Schlagwörter: D (A), Asylbewerberleistungsgesetz, Leistungen bei Krankheit, Hepatitis B, Krankheit, medizinische Versorgung, chronische Erkrankung, sonstige Leistungen
Normen: SGG § 86b Abs. 2; AsylbLG § 4 Abs. 1; AsylbLG § 6 Abs. 1
Auszüge:

Anspruch auf Behandlung einer chronischen Erkrankung jedenfalls nach § 6 Abs. 1 AsylbLG, wenn andernfalls ein nicht unerhebliches Risiko von Folgeerkrankungen besteht (hier: chronische Hepatitis B).

(Leitsatz der Redaktion)

 

Die zulässige Beschwerde ist begründet. Das Sozialgericht Trier (SG) hat den Antrag auf Erlass einer einstweiligen Anordnung zu Unrecht abgelehnt. Der Antragsteller hat Anspruch darauf, dass der Antragsgegner vorläufig die Kosten der Behandlung mit dem Medikament Lamivudin übernimmt.

Die hier gebotene Folgenabwägung rechtfertigt die Verpflichtung des Antragsgegners zur Übernahme der Kosten, die durch die Behandlung des Antragstellers mit dem Medikament Lamivudin entstehen. Sowohl ein Anordnungsanspruch als auch ein Anordnungsgrund sind gegeben. Nach den Feststellungen des Prof. Dr. med. ... leidet der Antragsteller an einer chronischen Hepatitis B mit mittlerer Viruslast und leicht erhöhten Transaminasen. Diese Erkrankung erfordert eine antivirale Therapie mit dem Medikament Lamivudin.

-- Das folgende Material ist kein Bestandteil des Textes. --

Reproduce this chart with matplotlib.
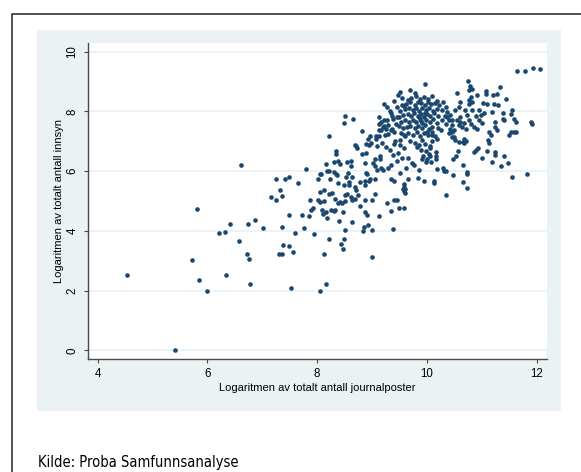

Im Rahmen der Folgenabwägung ist zu berücksichtigen, dass nach den Ausführungen des Gesundheitsamtes des Antragsgegners eine Leberzirrhose oder ein Leberkarzinom als Folge einer chronischen Hepatitis entstehen kann, falls eine entsprechend indizierte Behandlung nicht durchgeführt wird. Dieses Risiko beläuft sich im Falle des Antragstellers auf bis zu 5,5 %. Zudem erhöht die chronische Hepatitis B das Risiko der Erkrankten gegenüber der Normalbevölkerung um 100 % an einem Leberzellkarzinom zu erkranken. Diese nicht zu vernachlässigenden und medizinisch begründeten Risiken begründen einen Anordnungsanspruch des Antragstellers jedenfalls nach § 6 Abs. 1 Asylbewerberleistungsgesetz (AsylbLG). Die Behandlung mit dem geforderten Medikament ist in diesem Sinne zur Sicherung der Gesundheit des Antragstellers gegenwärtig unerlässlich. Es besteht ein nicht unerhebliches Risiko des Antragstellers, ohne eine entsprechende Therapie entweder an einer Leberzirrhose oder einem Leberkarzinom zu erkranken.